Task instructions: Write out the material exactly, without any of its pictures.

Information shown:
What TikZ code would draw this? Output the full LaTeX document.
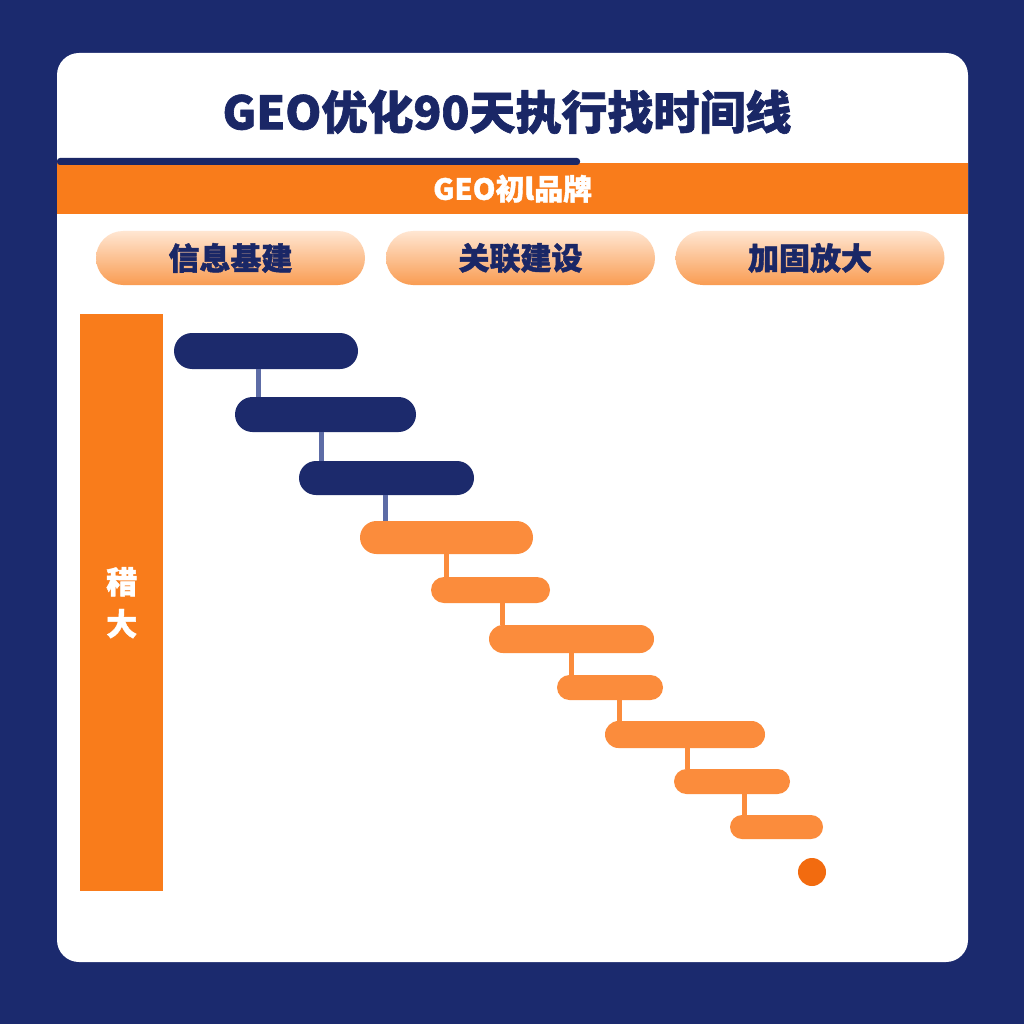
\documentclass[tikz,border=0pt]{standalone}
\usepackage{fontspec}
\newfontfamily\cjk{Noto Sans CJK SC}
\newfontfamily\cjkh{Noto Sans CJK SC}[BoldFeatures={FakeBold=1.4}]
\usetikzlibrary{shapes.misc,calc}
\definecolor{bgnavy}{HTML}{1B2A6E}
\definecolor{navy}{HTML}{1A2766}
\definecolor{barnavy}{HTML}{1C2A6C}
\definecolor{conblue}{HTML}{5D6CA6}
\definecolor{bannerorange}{HTML}{F97C1B}
\definecolor{barorange}{HTML}{FB8C3C}
\definecolor{dotorange}{HTML}{F26B0F}
\definecolor{pilllight}{HTML}{FFE6D2}
\definecolor{pilldark}{HTML}{F99C52}
\begin{document}
\begin{tikzpicture}[x=1pt,y=-1pt,
  pill/.style={rounded rectangle, inner sep=0pt, minimum width=269pt, minimum height=54pt,
    top color=pilllight, bottom color=pilldark, text=navy,
    font=\cjkh\bfseries\fontsize{31}{36}\selectfont},
  navybar/.style={rounded rectangle, inner sep=0pt, fill=barnavy},
  orbar/.style={rounded rectangle, inner sep=0pt, fill=barorange},
  navyconn/.style={draw=conblue, line width=5pt},
  orconn/.style={draw=barorange, line width=5pt}]
\useasboundingbox (0,0) rectangle (1024,1024);
\fill[bgnavy] (0,0) rectangle (1024,1024);
\fill[white, rounded corners=22pt] (57,53) rectangle (968,962);

\node[font=\cjkh\bfseries\fontsize{46}{52}\selectfont, text=navy] (title) at (507,112) {GEO优化90天执行找时间线};

\node[fill=bannerorange, minimum width=911pt, minimum height=51pt, inner sep=0pt, anchor=north west,
  text=white, font=\cjkh\bfseries\fontsize{29}{34}\selectfont] (banner) at (57,163) {GEO初l品牌};
\fill[navy, rounded corners=3pt] (57,158) rectangle (580,165);

\node[pill] (p1) at (230.5,258) {信息基建};
\node[pill] (p2) at (520.5,258) {关联建设};
\node[pill] (p3) at (810,258) {加固放大};

\node[fill=bannerorange, minimum width=83pt, minimum height=577pt, inner sep=0pt, anchor=north west,
  text=white, align=center, font=\cjkh\bfseries\fontsize{31}{42}\selectfont] (side) at (80,314) {稓\\大};

\node[navybar, minimum width=184pt, minimum height=36pt] (b1) at (266,351) {};
\node[navybar, minimum width=181pt, minimum height=35pt] (b2) at (325.5,414.5) {};
\node[navybar, minimum width=175pt, minimum height=34pt] (b3) at (386.5,478) {};
\node[orbar, minimum width=173pt, minimum height=33pt] (b4) at (446.5,537.5) {};
\node[orbar, minimum width=119pt, minimum height=26pt] (b5) at (490.5,590) {};
\node[orbar, minimum width=165pt, minimum height=28pt] (b6) at (571.5,639) {};
\node[orbar, minimum width=106pt, minimum height=25pt] (b7) at (610,687.5) {};
\node[orbar, minimum width=160pt, minimum height=27pt] (b8) at (685,734.5) {};
\node[orbar, minimum width=116pt, minimum height=25pt] (b9) at (732,781.5) {};
\node[orbar, minimum width=93pt, minimum height=24pt] (b10) at (776.5,827) {};
\node[circle, fill=dotorange, minimum size=28pt, inner sep=0pt] (dot) at (812,872) {};

\path ($(b2.west)+(24,0)$) coordinate (c2)
      ($(b3.west)+(23,0)$) coordinate (c3)
      ($(b4.west)+(26,0)$) coordinate (c4)
      ($(b5.west)+(16,0)$) coordinate (c5)
      ($(b6.west)+(14,0)$) coordinate (c6)
      ($(b7.west)+(15,0)$) coordinate (c7)
      ($(b8.west)+(15,0)$) coordinate (c8)
      ($(b9.west)+(14,0)$) coordinate (c9)
      ($(b10.west)+(15,0)$) coordinate (c10);
\draw[navyconn] (c2 |- b1.south) -- (c2 |- b2.north);
\draw[navyconn] (c3 |- b2.south) -- (c3 |- b3.north);
\draw[navyconn] (c4 |- b3.south) -- (c4 |- b4.north);
\draw[orconn] (c5 |- b4.south) -- (c5 |- b5.north);
\draw[orconn] (c6 |- b5.south) -- (c6 |- b6.north);
\draw[orconn] (c7 |- b6.south) -- (c7 |- b7.north);
\draw[orconn] (c8 |- b7.south) -- (c8 |- b8.north);
\draw[orconn] (c9 |- b8.south) -- (c9 |- b9.north);
\draw[orconn] (c10 |- b9.south) -- (c10 |- b10.north);
\end{tikzpicture}
\end{document}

Solution to this problem:
What TikZ code would draw this? Output the full LaTeX document.
\documentclass[tikz,border=0pt]{standalone}
\usepackage{fontspec}
\newfontfamily\cjk{Noto Sans CJK SC}
\newfontfamily\cjkh{Noto Sans CJK SC}[BoldFeatures={FakeBold=1.4}]
\usetikzlibrary{shapes.misc,calc}
\definecolor{bgnavy}{HTML}{1B2A6E}
\definecolor{navy}{HTML}{1A2766}
\definecolor{barnavy}{HTML}{1C2A6C}
\definecolor{conblue}{HTML}{5D6CA6}
\definecolor{bannerorange}{HTML}{F97C1B}
\definecolor{barorange}{HTML}{FB8C3C}
\definecolor{dotorange}{HTML}{F26B0F}
\definecolor{pilllight}{HTML}{FFE6D2}
\definecolor{pilldark}{HTML}{F99C52}
\begin{document}
\begin{tikzpicture}[x=1pt,y=-1pt,
  pill/.style={rounded rectangle, inner sep=0pt, minimum width=269pt, minimum height=54pt,
    top color=pilllight, bottom color=pilldark, text=navy,
    font=\cjkh\bfseries\fontsize{31}{36}\selectfont},
  navybar/.style={rounded rectangle, inner sep=0pt, fill=barnavy},
  orbar/.style={rounded rectangle, inner sep=0pt, fill=barorange},
  navyconn/.style={draw=conblue, line width=5pt},
  orconn/.style={draw=barorange, line width=5pt}]
\useasboundingbox (0,0) rectangle (1024,1024);
\fill[bgnavy] (0,0) rectangle (1024,1024);
\fill[white, rounded corners=22pt] (57,53) rectangle (968,962);

\node[font=\cjkh\bfseries\fontsize{46}{52}\selectfont, text=navy] (title) at (507,112) {GEO优化90天执行找时间线};

\node[fill=bannerorange, minimum width=911pt, minimum height=51pt, inner sep=0pt, anchor=north west,
  text=white, font=\cjkh\bfseries\fontsize{29}{34}\selectfont] (banner) at (57,163) {GEO初l品牌};
\fill[navy, rounded corners=3pt] (57,158) rectangle (580,165);

\node[pill] (p1) at (230.5,258) {信息基建};
\node[pill] (p2) at (520.5,258) {关联建设};
\node[pill] (p3) at (810,258) {加固放大};

\node[fill=bannerorange, minimum width=83pt, minimum height=577pt, inner sep=0pt, anchor=north west,
  text=white, align=center, font=\cjkh\bfseries\fontsize{31}{42}\selectfont] (side) at (80,314) {稓\\大};

\node[navybar, minimum width=184pt, minimum height=36pt] (b1) at (266,351) {};
\node[navybar, minimum width=181pt, minimum height=35pt] (b2) at (325.5,414.5) {};
\node[navybar, minimum width=175pt, minimum height=34pt] (b3) at (386.5,478) {};
\node[orbar, minimum width=173pt, minimum height=33pt] (b4) at (446.5,537.5) {};
\node[orbar, minimum width=119pt, minimum height=26pt] (b5) at (490.5,590) {};
\node[orbar, minimum width=165pt, minimum height=28pt] (b6) at (571.5,639) {};
\node[orbar, minimum width=106pt, minimum height=25pt] (b7) at (610,687.5) {};
\node[orbar, minimum width=160pt, minimum height=27pt] (b8) at (685,734.5) {};
\node[orbar, minimum width=116pt, minimum height=25pt] (b9) at (732,781.5) {};
\node[orbar, minimum width=93pt, minimum height=24pt] (b10) at (776.5,827) {};
\node[circle, fill=dotorange, minimum size=28pt, inner sep=0pt] (dot) at (812,872) {};

\path ($(b2.west)+(24,0)$) coordinate (c2)
      ($(b3.west)+(23,0)$) coordinate (c3)
      ($(b4.west)+(26,0)$) coordinate (c4)
      ($(b5.west)+(16,0)$) coordinate (c5)
      ($(b6.west)+(14,0)$) coordinate (c6)
      ($(b7.west)+(15,0)$) coordinate (c7)
      ($(b8.west)+(15,0)$) coordinate (c8)
      ($(b9.west)+(14,0)$) coordinate (c9)
      ($(b10.west)+(15,0)$) coordinate (c10);
\draw[navyconn] (c2 |- b1.south) -- (c2 |- b2.north);
\draw[navyconn] (c3 |- b2.south) -- (c3 |- b3.north);
\draw[navyconn] (c4 |- b3.south) -- (c4 |- b4.north);
\draw[orconn] (c5 |- b4.south) -- (c5 |- b5.north);
\draw[orconn] (c6 |- b5.south) -- (c6 |- b6.north);
\draw[orconn] (c7 |- b6.south) -- (c7 |- b7.north);
\draw[orconn] (c8 |- b7.south) -- (c8 |- b8.north);
\draw[orconn] (c9 |- b8.south) -- (c9 |- b9.north);
\draw[orconn] (c10 |- b9.south) -- (c10 |- b10.north);
\end{tikzpicture}
\end{document}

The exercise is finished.